**INSTRUCTION:** All the data should come back exactly as it was given.

**DATA BLOCK:**
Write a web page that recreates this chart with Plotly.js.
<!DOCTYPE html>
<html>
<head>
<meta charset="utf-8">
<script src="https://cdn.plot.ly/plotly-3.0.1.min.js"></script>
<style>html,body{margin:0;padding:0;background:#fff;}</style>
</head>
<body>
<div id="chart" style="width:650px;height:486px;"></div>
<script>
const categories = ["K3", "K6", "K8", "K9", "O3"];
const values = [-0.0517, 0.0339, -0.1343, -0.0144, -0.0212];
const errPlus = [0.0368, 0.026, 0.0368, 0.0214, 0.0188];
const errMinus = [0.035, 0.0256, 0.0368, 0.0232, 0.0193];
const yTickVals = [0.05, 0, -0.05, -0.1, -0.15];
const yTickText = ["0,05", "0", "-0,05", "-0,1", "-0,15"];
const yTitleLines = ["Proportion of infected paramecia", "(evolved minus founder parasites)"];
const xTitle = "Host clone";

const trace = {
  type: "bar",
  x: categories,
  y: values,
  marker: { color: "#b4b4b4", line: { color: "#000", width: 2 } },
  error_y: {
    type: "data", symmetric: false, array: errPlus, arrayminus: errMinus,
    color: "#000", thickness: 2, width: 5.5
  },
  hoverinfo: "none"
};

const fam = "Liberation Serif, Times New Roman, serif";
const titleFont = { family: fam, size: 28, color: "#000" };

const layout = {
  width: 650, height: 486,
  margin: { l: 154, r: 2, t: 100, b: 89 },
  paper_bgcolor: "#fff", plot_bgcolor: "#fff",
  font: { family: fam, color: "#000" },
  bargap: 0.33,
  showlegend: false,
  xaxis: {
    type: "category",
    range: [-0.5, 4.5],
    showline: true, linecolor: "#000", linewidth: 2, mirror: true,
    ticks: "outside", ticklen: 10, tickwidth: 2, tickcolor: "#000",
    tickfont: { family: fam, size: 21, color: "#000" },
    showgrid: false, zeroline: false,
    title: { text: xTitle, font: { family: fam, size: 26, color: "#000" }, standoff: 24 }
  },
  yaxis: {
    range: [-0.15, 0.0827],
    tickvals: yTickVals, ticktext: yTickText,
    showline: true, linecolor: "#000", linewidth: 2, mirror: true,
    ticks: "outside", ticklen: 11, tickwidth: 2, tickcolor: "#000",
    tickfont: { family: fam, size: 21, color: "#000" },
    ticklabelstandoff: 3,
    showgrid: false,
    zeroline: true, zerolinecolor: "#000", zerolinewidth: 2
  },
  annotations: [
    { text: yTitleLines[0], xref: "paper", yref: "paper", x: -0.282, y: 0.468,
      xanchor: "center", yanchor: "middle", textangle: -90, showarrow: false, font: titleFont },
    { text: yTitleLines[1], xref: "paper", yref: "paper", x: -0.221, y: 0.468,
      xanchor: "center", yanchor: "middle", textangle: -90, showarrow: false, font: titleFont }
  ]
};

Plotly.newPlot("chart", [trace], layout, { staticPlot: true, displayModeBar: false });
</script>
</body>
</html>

**ANSWER BELOW:**
Write a web page that recreates this chart with Plotly.js.
<!DOCTYPE html>
<html>
<head>
<meta charset="utf-8">
<script src="https://cdn.plot.ly/plotly-3.0.1.min.js"></script>
<style>html,body{margin:0;padding:0;background:#fff;}</style>
</head>
<body>
<div id="chart" style="width:650px;height:486px;"></div>
<script>
const categories = ["K3", "K6", "K8", "K9", "O3"];
const values = [-0.0517, 0.0339, -0.1343, -0.0144, -0.0212];
const errPlus = [0.0368, 0.026, 0.0368, 0.0214, 0.0188];
const errMinus = [0.035, 0.0256, 0.0368, 0.0232, 0.0193];
const yTickVals = [0.05, 0, -0.05, -0.1, -0.15];
const yTickText = ["0,05", "0", "-0,05", "-0,1", "-0,15"];
const yTitleLines = ["Proportion of infected paramecia", "(evolved minus founder parasites)"];
const xTitle = "Host clone";

const trace = {
  type: "bar",
  x: categories,
  y: values,
  marker: { color: "#b4b4b4", line: { color: "#000", width: 2 } },
  error_y: {
    type: "data", symmetric: false, array: errPlus, arrayminus: errMinus,
    color: "#000", thickness: 2, width: 5.5
  },
  hoverinfo: "none"
};

const fam = "Liberation Serif, Times New Roman, serif";
const titleFont = { family: fam, size: 28, color: "#000" };

const layout = {
  width: 650, height: 486,
  margin: { l: 154, r: 2, t: 100, b: 89 },
  paper_bgcolor: "#fff", plot_bgcolor: "#fff",
  font: { family: fam, color: "#000" },
  bargap: 0.33,
  showlegend: false,
  xaxis: {
    type: "category",
    range: [-0.5, 4.5],
    showline: true, linecolor: "#000", linewidth: 2, mirror: true,
    ticks: "outside", ticklen: 10, tickwidth: 2, tickcolor: "#000",
    tickfont: { family: fam, size: 21, color: "#000" },
    showgrid: false, zeroline: false,
    title: { text: xTitle, font: { family: fam, size: 26, color: "#000" }, standoff: 24 }
  },
  yaxis: {
    range: [-0.15, 0.0827],
    tickvals: yTickVals, ticktext: yTickText,
    showline: true, linecolor: "#000", linewidth: 2, mirror: true,
    ticks: "outside", ticklen: 11, tickwidth: 2, tickcolor: "#000",
    tickfont: { family: fam, size: 21, color: "#000" },
    ticklabelstandoff: 3,
    showgrid: false,
    zeroline: true, zerolinecolor: "#000", zerolinewidth: 2
  },
  annotations: [
    { text: yTitleLines[0], xref: "paper", yref: "paper", x: -0.282, y: 0.468,
      xanchor: "center", yanchor: "middle", textangle: -90, showarrow: false, font: titleFont },
    { text: yTitleLines[1], xref: "paper", yref: "paper", x: -0.221, y: 0.468,
      xanchor: "center", yanchor: "middle", textangle: -90, showarrow: false, font: titleFont }
  ]
};

Plotly.newPlot("chart", [trace], layout, { staticPlot: true, displayModeBar: false });
</script>
</body>
</html>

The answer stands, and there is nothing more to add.